====== DATASET ROWS ======
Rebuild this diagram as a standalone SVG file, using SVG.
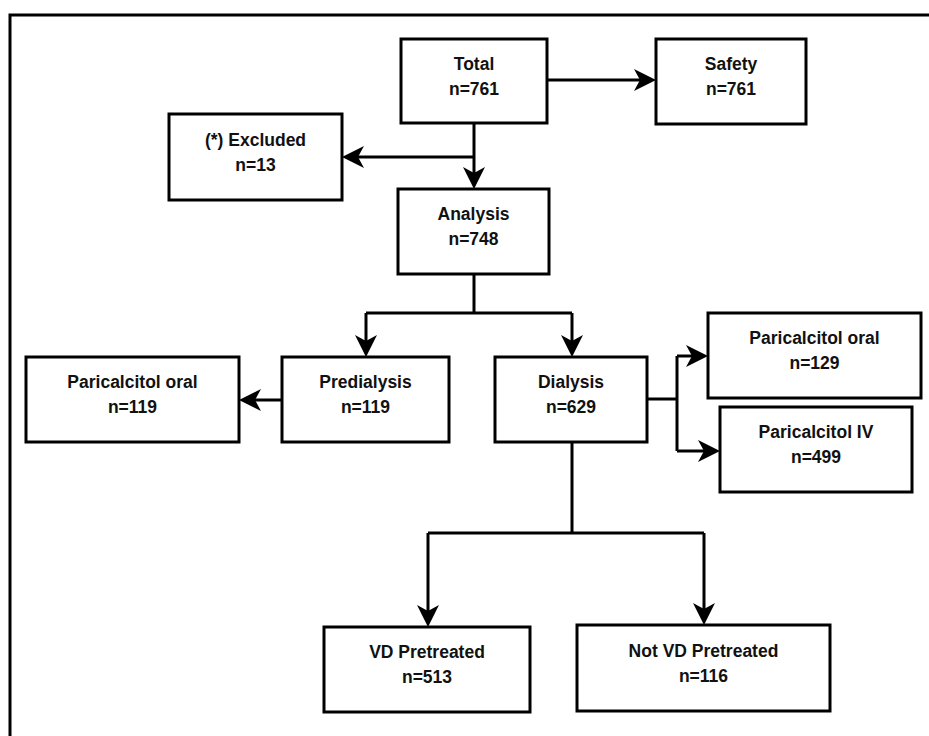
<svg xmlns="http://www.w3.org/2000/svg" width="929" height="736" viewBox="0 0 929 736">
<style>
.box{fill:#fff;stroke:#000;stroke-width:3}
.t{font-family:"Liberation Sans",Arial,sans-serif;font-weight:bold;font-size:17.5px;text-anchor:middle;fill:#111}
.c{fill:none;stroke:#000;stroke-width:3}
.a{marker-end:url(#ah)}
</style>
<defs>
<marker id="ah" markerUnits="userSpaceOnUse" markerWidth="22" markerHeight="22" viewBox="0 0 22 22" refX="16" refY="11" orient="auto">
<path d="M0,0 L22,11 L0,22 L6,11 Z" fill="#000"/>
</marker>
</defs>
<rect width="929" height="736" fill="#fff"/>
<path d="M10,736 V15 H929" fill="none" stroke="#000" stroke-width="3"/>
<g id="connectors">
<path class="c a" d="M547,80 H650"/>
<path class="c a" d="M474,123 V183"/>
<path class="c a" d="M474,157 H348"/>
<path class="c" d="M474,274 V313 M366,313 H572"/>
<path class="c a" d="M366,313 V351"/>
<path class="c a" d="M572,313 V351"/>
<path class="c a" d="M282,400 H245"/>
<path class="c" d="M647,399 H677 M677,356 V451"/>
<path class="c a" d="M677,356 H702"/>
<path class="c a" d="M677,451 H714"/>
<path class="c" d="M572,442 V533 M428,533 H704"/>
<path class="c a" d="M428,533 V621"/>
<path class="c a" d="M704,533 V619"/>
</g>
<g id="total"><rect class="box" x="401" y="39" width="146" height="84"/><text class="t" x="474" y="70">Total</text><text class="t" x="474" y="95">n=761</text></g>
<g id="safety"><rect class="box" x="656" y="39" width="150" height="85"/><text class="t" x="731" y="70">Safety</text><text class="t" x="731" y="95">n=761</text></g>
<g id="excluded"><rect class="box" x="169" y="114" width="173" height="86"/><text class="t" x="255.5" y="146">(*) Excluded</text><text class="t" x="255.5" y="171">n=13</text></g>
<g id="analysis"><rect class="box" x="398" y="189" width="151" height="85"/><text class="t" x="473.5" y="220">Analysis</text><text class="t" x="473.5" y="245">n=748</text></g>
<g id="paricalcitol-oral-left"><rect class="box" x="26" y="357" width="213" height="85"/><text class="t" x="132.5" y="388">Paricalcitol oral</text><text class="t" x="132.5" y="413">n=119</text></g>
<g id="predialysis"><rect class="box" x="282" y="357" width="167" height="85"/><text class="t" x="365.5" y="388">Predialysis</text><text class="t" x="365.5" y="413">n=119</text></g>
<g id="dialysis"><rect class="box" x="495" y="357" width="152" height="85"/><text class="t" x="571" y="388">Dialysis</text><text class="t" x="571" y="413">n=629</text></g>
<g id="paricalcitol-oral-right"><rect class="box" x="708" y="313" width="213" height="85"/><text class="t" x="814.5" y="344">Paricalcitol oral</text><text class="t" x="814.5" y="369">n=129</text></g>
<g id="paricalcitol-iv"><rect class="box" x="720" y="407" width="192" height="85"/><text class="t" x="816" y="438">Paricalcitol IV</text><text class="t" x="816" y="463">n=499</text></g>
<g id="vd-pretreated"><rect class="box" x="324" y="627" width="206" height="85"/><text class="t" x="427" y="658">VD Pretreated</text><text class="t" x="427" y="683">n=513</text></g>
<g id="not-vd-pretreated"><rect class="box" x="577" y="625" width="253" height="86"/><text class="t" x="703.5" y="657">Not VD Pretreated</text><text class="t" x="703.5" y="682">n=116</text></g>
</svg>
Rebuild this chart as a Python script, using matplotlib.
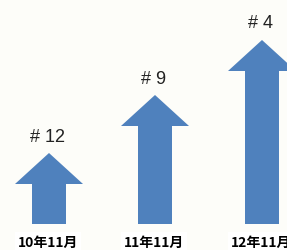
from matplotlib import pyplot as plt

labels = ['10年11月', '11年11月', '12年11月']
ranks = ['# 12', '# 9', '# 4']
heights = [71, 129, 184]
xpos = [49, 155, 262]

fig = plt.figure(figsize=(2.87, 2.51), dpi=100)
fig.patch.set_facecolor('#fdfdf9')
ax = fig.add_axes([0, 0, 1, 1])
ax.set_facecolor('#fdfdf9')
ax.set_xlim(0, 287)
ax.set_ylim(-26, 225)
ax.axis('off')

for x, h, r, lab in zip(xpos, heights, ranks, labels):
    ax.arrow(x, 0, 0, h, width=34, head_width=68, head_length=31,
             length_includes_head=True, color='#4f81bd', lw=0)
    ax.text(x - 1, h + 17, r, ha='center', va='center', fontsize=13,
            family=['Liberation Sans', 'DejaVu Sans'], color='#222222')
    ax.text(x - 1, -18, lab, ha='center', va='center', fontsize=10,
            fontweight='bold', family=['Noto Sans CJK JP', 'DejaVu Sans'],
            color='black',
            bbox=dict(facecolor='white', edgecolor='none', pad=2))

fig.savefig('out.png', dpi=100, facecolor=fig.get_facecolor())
======
> _TO DO_:
Give the number of lines in the records above that contain the word "using". Reply with that number alone.

> _COMPLETED TASK_:
2